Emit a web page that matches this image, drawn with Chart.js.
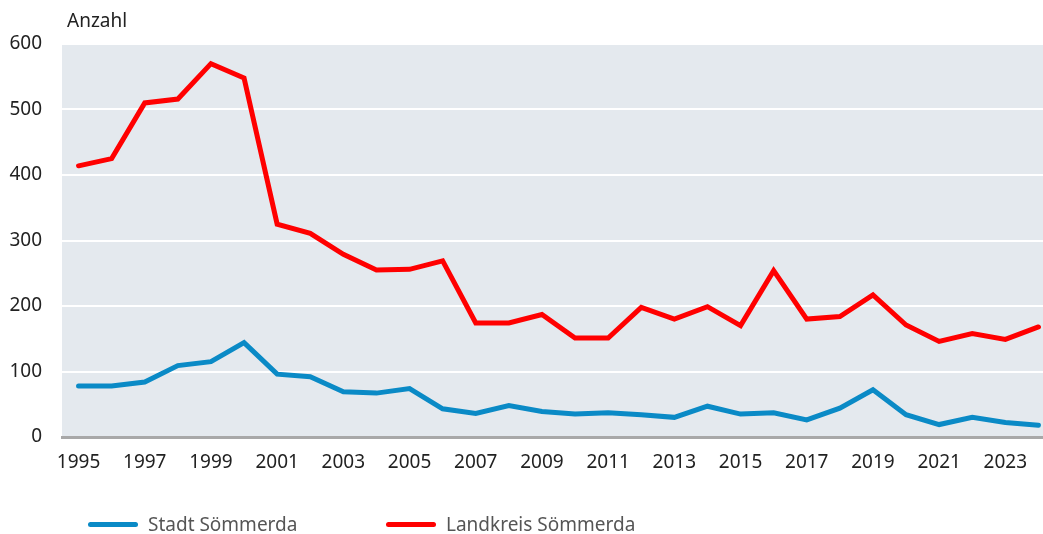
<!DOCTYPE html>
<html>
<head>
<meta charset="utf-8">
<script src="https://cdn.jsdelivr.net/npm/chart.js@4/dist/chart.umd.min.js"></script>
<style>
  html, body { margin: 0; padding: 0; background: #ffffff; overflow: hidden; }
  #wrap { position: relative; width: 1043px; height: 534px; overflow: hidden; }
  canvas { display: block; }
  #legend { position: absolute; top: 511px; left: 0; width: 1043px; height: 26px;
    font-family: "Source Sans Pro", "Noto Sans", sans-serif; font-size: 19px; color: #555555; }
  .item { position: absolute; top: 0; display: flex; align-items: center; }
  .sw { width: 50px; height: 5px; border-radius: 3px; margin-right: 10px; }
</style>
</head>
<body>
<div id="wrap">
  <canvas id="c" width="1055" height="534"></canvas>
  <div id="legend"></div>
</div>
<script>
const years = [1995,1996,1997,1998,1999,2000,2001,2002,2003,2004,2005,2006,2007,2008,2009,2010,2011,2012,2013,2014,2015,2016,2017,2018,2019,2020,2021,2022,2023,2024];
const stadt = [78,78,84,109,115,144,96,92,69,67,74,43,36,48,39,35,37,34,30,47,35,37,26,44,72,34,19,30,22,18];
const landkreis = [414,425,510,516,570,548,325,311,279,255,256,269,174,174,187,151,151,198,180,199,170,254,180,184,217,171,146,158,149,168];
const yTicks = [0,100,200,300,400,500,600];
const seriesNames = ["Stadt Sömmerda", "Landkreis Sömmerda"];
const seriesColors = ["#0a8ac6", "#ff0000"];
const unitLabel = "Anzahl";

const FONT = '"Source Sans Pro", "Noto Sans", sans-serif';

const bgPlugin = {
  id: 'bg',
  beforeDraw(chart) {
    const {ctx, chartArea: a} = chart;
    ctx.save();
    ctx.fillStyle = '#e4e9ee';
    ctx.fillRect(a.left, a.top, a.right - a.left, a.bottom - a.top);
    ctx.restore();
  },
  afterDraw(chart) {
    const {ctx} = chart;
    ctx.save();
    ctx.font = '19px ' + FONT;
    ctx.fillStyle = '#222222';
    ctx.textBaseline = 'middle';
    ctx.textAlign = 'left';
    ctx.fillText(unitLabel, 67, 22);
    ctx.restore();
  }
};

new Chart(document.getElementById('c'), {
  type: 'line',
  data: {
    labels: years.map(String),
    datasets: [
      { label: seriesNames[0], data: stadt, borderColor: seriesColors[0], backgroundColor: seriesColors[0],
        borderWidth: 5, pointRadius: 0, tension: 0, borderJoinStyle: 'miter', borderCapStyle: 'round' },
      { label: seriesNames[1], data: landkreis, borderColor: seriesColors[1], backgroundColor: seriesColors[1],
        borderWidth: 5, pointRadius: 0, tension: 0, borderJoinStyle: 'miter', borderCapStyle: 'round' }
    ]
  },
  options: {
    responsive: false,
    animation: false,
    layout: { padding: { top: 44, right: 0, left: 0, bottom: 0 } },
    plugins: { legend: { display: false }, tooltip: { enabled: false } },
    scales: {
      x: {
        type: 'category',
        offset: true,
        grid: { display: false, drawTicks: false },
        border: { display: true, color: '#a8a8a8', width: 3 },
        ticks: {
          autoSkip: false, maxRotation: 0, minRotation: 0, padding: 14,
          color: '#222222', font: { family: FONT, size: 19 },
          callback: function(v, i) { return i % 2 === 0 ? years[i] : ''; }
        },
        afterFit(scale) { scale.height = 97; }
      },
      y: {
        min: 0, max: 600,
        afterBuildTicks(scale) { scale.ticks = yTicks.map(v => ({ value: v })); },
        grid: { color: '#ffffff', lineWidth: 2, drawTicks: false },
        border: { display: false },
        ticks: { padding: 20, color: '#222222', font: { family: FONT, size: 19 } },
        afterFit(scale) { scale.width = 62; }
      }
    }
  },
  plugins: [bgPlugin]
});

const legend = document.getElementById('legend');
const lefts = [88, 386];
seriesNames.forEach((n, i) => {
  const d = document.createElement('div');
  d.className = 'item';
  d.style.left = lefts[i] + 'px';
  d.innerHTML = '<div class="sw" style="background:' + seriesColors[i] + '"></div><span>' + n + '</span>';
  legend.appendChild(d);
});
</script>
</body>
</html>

■ ■ ■

Problem statement >> All of the data above should be transcribed verbatim, with pictures omitted.

Task response >>
Emit a web page that matches this image, drawn with Chart.js.
<!DOCTYPE html>
<html>
<head>
<meta charset="utf-8">
<script src="https://cdn.jsdelivr.net/npm/chart.js@4/dist/chart.umd.min.js"></script>
<style>
  html, body { margin: 0; padding: 0; background: #ffffff; overflow: hidden; }
  #wrap { position: relative; width: 1043px; height: 534px; overflow: hidden; }
  canvas { display: block; }
  #legend { position: absolute; top: 511px; left: 0; width: 1043px; height: 26px;
    font-family: "Source Sans Pro", "Noto Sans", sans-serif; font-size: 19px; color: #555555; }
  .item { position: absolute; top: 0; display: flex; align-items: center; }
  .sw { width: 50px; height: 5px; border-radius: 3px; margin-right: 10px; }
</style>
</head>
<body>
<div id="wrap">
  <canvas id="c" width="1055" height="534"></canvas>
  <div id="legend"></div>
</div>
<script>
const years = [1995,1996,1997,1998,1999,2000,2001,2002,2003,2004,2005,2006,2007,2008,2009,2010,2011,2012,2013,2014,2015,2016,2017,2018,2019,2020,2021,2022,2023,2024];
const stadt = [78,78,84,109,115,144,96,92,69,67,74,43,36,48,39,35,37,34,30,47,35,37,26,44,72,34,19,30,22,18];
const landkreis = [414,425,510,516,570,548,325,311,279,255,256,269,174,174,187,151,151,198,180,199,170,254,180,184,217,171,146,158,149,168];
const yTicks = [0,100,200,300,400,500,600];
const seriesNames = ["Stadt Sömmerda", "Landkreis Sömmerda"];
const seriesColors = ["#0a8ac6", "#ff0000"];
const unitLabel = "Anzahl";

const FONT = '"Source Sans Pro", "Noto Sans", sans-serif';

const bgPlugin = {
  id: 'bg',
  beforeDraw(chart) {
    const {ctx, chartArea: a} = chart;
    ctx.save();
    ctx.fillStyle = '#e4e9ee';
    ctx.fillRect(a.left, a.top, a.right - a.left, a.bottom - a.top);
    ctx.restore();
  },
  afterDraw(chart) {
    const {ctx} = chart;
    ctx.save();
    ctx.font = '19px ' + FONT;
    ctx.fillStyle = '#222222';
    ctx.textBaseline = 'middle';
    ctx.textAlign = 'left';
    ctx.fillText(unitLabel, 67, 22);
    ctx.restore();
  }
};

new Chart(document.getElementById('c'), {
  type: 'line',
  data: {
    labels: years.map(String),
    datasets: [
      { label: seriesNames[0], data: stadt, borderColor: seriesColors[0], backgroundColor: seriesColors[0],
        borderWidth: 5, pointRadius: 0, tension: 0, borderJoinStyle: 'miter', borderCapStyle: 'round' },
      { label: seriesNames[1], data: landkreis, borderColor: seriesColors[1], backgroundColor: seriesColors[1],
        borderWidth: 5, pointRadius: 0, tension: 0, borderJoinStyle: 'miter', borderCapStyle: 'round' }
    ]
  },
  options: {
    responsive: false,
    animation: false,
    layout: { padding: { top: 44, right: 0, left: 0, bottom: 0 } },
    plugins: { legend: { display: false }, tooltip: { enabled: false } },
    scales: {
      x: {
        type: 'category',
        offset: true,
        grid: { display: false, drawTicks: false },
        border: { display: true, color: '#a8a8a8', width: 3 },
        ticks: {
          autoSkip: false, maxRotation: 0, minRotation: 0, padding: 14,
          color: '#222222', font: { family: FONT, size: 19 },
          callback: function(v, i) { return i % 2 === 0 ? years[i] : ''; }
        },
        afterFit(scale) { scale.height = 97; }
      },
      y: {
        min: 0, max: 600,
        afterBuildTicks(scale) { scale.ticks = yTicks.map(v => ({ value: v })); },
        grid: { color: '#ffffff', lineWidth: 2, drawTicks: false },
        border: { display: false },
        ticks: { padding: 20, color: '#222222', font: { family: FONT, size: 19 } },
        afterFit(scale) { scale.width = 62; }
      }
    }
  },
  plugins: [bgPlugin]
});

const legend = document.getElementById('legend');
const lefts = [88, 386];
seriesNames.forEach((n, i) => {
  const d = document.createElement('div');
  d.className = 'item';
  d.style.left = lefts[i] + 'px';
  d.innerHTML = '<div class="sw" style="background:' + seriesColors[i] + '"></div><span>' + n + '</span>';
  legend.appendChild(d);
});
</script>
</body>
</html>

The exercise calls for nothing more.